WHAT YOU SHOULD DO = The material below holds a span beginning at the line with "Give me the Bokeh source for this chart." and ending at the line with "from bokeh.resources import INLINE". Quote that span exactly, both ends included, and only that span.

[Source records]
-----

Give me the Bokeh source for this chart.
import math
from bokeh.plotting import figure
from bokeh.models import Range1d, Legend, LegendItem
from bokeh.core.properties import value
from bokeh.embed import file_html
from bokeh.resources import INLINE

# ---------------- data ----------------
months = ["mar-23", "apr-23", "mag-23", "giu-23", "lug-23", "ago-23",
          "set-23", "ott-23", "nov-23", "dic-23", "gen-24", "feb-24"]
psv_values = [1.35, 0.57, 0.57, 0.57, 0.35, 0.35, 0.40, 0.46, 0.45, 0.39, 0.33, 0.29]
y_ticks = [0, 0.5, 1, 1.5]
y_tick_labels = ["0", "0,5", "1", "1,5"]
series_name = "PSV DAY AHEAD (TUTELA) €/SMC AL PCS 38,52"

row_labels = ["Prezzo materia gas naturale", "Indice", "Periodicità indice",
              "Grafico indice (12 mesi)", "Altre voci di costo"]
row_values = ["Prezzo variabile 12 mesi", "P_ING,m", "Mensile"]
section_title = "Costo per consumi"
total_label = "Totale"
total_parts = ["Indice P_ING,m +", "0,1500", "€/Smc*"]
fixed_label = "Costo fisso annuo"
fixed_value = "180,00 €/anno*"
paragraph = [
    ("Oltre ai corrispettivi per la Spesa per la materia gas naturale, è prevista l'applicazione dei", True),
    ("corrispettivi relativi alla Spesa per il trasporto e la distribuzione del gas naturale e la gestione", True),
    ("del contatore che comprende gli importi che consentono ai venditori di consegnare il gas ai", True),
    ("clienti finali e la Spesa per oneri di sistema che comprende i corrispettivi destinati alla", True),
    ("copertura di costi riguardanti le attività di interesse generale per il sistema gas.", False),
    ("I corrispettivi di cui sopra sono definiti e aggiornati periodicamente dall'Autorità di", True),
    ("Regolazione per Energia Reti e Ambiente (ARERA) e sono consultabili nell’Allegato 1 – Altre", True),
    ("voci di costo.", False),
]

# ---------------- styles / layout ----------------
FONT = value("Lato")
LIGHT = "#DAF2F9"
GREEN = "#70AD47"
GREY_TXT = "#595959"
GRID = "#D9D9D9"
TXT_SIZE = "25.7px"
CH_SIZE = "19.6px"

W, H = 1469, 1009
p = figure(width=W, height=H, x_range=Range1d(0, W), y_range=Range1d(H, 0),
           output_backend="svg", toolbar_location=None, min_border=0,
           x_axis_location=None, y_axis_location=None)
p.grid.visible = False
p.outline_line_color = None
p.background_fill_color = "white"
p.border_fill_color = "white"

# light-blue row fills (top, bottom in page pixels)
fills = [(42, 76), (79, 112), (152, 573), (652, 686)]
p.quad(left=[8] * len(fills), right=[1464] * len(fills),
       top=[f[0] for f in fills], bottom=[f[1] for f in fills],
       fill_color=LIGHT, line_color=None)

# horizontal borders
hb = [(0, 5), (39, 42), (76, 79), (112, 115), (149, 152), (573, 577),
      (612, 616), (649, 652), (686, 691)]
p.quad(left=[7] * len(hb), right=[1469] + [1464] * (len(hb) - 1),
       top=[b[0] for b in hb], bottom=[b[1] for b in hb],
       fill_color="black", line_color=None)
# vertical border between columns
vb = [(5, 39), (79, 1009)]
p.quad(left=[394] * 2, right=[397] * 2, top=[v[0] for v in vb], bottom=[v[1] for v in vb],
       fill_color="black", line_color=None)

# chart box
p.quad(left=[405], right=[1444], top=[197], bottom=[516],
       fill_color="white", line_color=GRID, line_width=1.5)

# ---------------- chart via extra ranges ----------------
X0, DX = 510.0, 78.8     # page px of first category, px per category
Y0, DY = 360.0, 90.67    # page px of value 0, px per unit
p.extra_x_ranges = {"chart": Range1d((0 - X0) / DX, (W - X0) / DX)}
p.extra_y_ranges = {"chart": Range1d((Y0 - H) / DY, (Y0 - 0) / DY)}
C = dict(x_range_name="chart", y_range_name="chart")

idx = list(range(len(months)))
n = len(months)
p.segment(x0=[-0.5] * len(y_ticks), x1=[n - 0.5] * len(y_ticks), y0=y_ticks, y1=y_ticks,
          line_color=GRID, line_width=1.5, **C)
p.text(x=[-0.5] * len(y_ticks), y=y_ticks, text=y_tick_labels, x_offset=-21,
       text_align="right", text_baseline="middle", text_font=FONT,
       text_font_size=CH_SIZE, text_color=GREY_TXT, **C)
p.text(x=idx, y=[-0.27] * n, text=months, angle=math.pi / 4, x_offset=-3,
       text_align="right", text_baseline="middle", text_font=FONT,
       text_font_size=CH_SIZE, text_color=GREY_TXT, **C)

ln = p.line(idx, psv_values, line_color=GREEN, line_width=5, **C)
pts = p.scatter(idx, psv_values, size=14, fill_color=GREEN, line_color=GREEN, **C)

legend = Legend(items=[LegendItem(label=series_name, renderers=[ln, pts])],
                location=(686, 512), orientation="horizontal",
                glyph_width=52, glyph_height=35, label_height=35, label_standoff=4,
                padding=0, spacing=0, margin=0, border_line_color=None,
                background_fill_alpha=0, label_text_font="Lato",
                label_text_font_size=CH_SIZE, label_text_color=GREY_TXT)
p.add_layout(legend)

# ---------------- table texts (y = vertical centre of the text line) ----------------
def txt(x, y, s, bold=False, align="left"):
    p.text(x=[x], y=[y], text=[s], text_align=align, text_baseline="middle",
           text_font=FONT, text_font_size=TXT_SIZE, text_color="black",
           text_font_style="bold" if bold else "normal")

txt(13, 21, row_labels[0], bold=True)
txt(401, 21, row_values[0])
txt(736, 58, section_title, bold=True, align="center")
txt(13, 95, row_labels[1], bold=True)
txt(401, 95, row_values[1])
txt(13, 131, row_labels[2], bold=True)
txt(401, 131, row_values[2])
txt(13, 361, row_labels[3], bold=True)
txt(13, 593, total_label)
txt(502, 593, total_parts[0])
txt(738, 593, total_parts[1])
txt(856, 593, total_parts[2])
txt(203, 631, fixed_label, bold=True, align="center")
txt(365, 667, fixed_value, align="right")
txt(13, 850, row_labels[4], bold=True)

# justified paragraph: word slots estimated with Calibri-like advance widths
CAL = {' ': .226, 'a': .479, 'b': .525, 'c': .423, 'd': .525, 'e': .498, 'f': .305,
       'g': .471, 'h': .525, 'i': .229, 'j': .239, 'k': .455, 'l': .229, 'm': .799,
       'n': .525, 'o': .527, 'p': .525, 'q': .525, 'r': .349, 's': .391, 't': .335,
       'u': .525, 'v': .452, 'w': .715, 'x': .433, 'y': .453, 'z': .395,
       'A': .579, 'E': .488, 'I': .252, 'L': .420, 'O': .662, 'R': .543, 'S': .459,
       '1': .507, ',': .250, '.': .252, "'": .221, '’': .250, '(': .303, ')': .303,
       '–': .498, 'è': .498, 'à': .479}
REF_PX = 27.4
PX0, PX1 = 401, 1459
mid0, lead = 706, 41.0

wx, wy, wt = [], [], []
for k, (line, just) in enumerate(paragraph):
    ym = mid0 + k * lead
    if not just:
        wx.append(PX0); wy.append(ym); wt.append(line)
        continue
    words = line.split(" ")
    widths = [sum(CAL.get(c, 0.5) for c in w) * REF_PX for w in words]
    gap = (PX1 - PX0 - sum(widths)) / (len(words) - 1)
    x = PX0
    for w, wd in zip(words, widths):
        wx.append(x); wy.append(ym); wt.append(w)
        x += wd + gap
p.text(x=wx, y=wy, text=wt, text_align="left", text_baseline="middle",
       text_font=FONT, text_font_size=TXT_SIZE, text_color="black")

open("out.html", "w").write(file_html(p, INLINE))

-----

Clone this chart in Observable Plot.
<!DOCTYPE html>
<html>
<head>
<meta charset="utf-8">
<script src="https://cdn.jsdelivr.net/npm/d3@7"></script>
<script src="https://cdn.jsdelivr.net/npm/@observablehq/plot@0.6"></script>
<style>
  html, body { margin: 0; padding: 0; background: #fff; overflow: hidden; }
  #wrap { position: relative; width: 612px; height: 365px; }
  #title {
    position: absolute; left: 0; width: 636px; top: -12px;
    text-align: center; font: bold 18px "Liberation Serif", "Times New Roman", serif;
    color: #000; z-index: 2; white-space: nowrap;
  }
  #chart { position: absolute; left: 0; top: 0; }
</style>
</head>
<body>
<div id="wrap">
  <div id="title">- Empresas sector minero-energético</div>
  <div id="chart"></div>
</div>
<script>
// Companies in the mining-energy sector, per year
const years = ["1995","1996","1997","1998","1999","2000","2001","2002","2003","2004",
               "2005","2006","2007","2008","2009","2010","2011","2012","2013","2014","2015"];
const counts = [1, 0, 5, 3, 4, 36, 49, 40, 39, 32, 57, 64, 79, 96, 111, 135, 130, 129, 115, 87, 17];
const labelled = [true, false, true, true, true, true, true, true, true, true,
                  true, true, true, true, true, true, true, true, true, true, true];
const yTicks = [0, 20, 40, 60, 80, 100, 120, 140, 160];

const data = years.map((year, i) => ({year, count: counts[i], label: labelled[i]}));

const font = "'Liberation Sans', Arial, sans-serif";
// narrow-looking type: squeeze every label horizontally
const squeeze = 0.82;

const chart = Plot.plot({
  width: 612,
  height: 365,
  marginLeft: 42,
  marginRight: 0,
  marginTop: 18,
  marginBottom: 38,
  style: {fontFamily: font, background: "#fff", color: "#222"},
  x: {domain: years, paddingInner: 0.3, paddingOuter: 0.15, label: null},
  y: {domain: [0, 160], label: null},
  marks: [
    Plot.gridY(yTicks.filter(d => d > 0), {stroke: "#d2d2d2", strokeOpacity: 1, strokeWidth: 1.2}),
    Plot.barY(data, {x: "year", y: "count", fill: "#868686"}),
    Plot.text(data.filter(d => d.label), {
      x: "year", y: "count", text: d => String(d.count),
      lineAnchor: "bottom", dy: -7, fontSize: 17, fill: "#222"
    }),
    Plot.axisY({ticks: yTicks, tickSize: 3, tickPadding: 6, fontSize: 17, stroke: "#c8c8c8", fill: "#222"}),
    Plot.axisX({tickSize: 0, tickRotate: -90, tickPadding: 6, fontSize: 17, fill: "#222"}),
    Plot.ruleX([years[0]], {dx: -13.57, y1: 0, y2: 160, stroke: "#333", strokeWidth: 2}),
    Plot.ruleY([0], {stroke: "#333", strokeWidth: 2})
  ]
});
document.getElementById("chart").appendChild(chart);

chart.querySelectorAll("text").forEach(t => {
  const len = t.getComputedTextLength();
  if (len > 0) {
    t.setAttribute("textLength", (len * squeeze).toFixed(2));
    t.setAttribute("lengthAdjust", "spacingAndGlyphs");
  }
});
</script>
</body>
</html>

-----

RESULT OF THIS TASK =
Give me the Bokeh source for this chart.
import math
from bokeh.plotting import figure
from bokeh.models import Range1d, Legend, LegendItem
from bokeh.core.properties import value
from bokeh.embed import file_html
from bokeh.resources import INLINE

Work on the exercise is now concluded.